▸ Information given:
========

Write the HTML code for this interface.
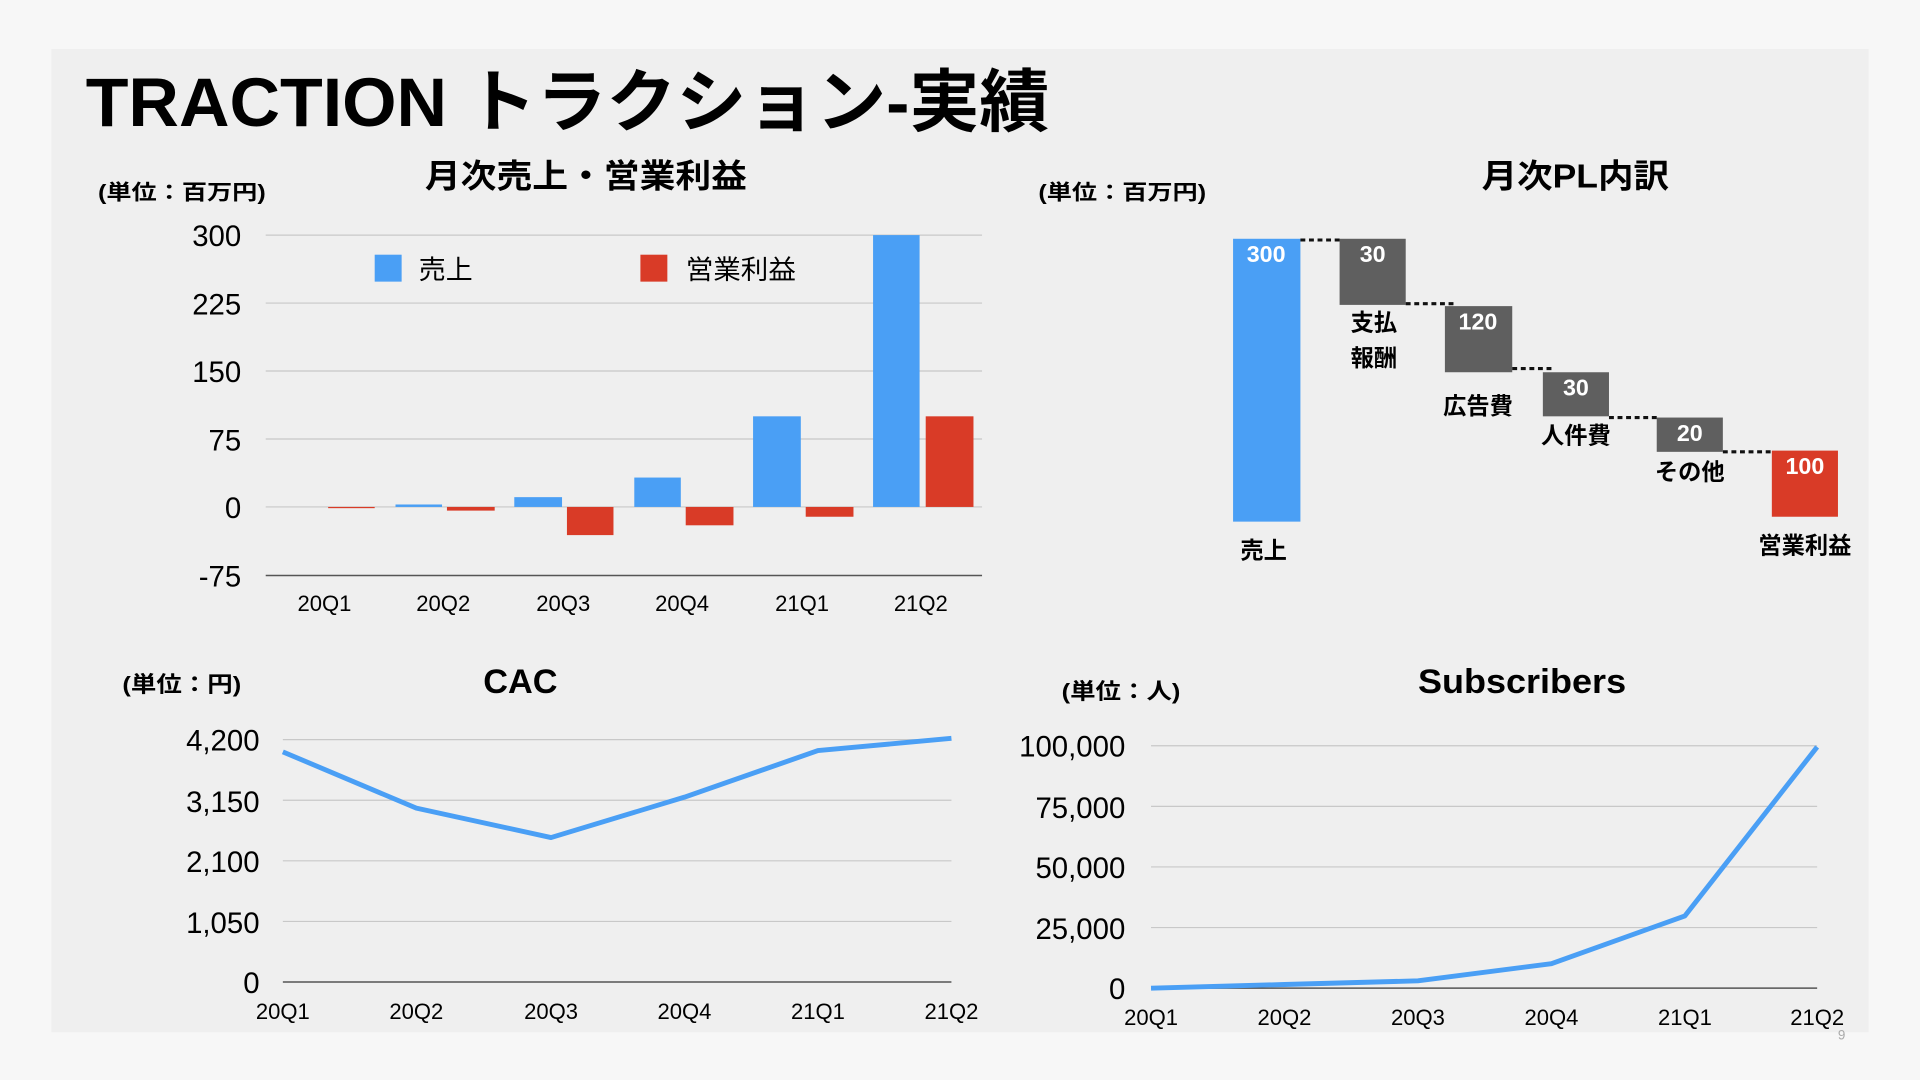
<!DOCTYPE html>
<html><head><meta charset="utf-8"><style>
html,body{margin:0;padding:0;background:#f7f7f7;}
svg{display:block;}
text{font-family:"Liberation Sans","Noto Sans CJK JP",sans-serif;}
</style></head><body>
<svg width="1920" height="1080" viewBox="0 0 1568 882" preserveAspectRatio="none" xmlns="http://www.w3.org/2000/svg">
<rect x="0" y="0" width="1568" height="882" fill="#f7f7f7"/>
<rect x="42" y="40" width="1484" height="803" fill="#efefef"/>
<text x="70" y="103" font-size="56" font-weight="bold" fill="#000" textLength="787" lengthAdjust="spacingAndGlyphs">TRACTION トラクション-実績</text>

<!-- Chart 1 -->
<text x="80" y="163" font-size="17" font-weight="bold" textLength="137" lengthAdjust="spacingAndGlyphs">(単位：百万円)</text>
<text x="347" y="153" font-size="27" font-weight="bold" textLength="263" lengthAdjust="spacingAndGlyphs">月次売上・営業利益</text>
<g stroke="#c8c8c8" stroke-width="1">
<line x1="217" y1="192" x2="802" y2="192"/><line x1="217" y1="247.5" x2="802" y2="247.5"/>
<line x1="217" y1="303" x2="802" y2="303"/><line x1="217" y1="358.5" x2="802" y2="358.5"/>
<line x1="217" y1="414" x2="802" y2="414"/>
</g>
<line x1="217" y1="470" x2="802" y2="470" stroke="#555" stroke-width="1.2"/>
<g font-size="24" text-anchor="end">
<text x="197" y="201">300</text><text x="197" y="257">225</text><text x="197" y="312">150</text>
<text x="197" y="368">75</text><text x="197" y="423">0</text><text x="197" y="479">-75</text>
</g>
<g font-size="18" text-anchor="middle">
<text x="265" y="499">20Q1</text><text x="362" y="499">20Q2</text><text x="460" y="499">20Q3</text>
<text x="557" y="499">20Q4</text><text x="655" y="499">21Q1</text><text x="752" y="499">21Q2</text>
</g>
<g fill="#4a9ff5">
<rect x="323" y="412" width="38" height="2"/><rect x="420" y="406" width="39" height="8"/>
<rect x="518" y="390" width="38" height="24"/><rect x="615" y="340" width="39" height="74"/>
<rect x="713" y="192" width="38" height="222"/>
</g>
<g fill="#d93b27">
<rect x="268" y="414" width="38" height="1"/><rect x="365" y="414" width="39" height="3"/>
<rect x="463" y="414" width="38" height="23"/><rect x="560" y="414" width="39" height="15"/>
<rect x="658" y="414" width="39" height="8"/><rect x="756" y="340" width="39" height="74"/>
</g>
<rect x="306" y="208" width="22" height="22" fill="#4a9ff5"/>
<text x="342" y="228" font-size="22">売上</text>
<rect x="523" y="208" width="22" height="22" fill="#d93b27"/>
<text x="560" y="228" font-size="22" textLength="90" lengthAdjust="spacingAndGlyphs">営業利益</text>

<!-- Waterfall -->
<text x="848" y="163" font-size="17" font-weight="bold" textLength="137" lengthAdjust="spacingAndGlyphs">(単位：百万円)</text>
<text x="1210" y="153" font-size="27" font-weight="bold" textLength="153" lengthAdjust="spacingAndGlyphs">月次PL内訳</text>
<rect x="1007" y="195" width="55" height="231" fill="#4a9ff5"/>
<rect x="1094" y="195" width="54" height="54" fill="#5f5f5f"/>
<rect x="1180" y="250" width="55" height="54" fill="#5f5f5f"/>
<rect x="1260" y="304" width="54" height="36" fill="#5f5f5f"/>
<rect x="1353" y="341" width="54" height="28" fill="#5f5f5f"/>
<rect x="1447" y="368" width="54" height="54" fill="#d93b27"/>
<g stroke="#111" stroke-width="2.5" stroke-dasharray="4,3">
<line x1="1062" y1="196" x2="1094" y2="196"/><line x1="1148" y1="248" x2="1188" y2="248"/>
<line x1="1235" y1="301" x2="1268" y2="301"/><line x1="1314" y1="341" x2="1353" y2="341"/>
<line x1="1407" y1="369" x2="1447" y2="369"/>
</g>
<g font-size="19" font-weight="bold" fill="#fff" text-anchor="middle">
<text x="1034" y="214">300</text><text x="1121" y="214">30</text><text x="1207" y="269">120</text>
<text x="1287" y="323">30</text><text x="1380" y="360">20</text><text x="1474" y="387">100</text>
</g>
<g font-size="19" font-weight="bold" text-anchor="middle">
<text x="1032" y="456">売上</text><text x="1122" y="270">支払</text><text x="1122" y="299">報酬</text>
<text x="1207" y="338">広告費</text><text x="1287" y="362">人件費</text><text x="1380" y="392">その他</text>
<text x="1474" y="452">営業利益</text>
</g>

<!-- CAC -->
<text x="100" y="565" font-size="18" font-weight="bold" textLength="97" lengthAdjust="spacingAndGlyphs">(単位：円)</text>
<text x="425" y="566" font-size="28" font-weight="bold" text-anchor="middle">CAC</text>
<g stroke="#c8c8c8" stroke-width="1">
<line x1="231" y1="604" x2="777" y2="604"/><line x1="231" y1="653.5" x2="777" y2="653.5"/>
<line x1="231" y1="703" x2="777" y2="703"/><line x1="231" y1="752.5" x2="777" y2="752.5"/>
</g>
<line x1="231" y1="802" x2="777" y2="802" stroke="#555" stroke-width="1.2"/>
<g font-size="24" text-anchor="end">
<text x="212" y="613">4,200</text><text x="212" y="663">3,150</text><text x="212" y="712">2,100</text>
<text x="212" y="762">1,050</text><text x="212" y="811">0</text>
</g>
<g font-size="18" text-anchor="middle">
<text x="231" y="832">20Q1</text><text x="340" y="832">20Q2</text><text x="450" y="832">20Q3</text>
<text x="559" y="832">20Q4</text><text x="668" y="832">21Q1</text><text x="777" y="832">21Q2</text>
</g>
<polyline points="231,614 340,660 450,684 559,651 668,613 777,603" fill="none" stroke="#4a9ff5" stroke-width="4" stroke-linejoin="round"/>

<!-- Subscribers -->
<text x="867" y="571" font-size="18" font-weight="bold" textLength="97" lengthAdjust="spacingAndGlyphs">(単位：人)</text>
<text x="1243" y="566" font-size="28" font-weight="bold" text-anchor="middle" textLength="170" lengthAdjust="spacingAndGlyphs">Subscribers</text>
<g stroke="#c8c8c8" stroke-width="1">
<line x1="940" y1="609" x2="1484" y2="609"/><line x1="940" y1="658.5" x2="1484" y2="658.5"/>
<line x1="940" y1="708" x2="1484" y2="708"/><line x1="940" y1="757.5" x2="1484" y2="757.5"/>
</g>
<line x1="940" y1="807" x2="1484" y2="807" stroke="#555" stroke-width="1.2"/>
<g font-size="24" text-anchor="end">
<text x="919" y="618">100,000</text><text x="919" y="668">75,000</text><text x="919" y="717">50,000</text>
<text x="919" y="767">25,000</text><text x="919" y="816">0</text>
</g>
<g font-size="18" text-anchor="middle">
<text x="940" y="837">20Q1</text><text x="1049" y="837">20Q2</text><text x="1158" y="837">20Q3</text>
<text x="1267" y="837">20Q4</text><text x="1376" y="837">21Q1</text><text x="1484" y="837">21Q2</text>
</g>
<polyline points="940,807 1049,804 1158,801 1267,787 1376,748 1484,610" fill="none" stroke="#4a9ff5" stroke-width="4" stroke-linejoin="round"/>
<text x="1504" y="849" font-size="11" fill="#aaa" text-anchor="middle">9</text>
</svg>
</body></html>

========

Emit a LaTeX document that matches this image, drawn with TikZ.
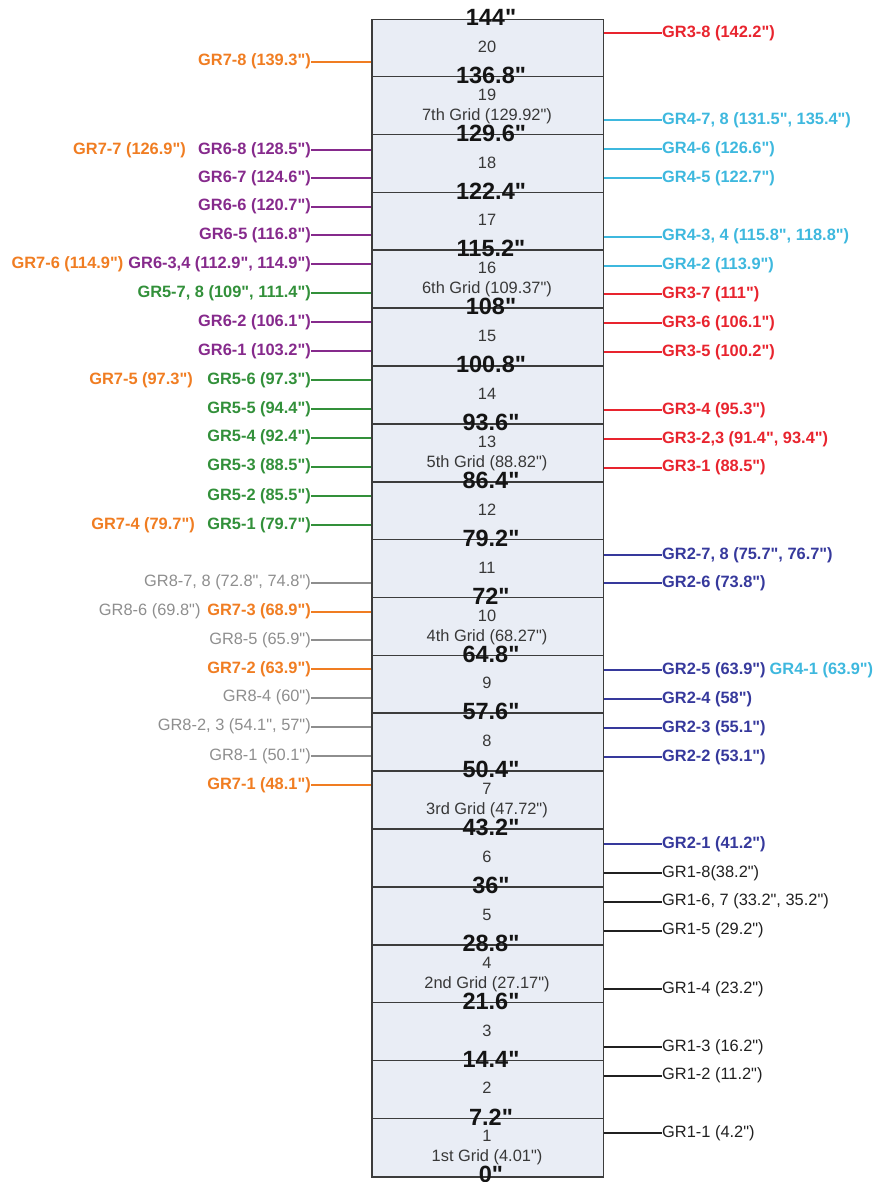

========

▸ Written problem:
Copy every line of the records above that holds the word "this".

▸ Correct response:
Write the HTML code for this interface.
Emit a LaTeX document that matches this image, drawn with TikZ.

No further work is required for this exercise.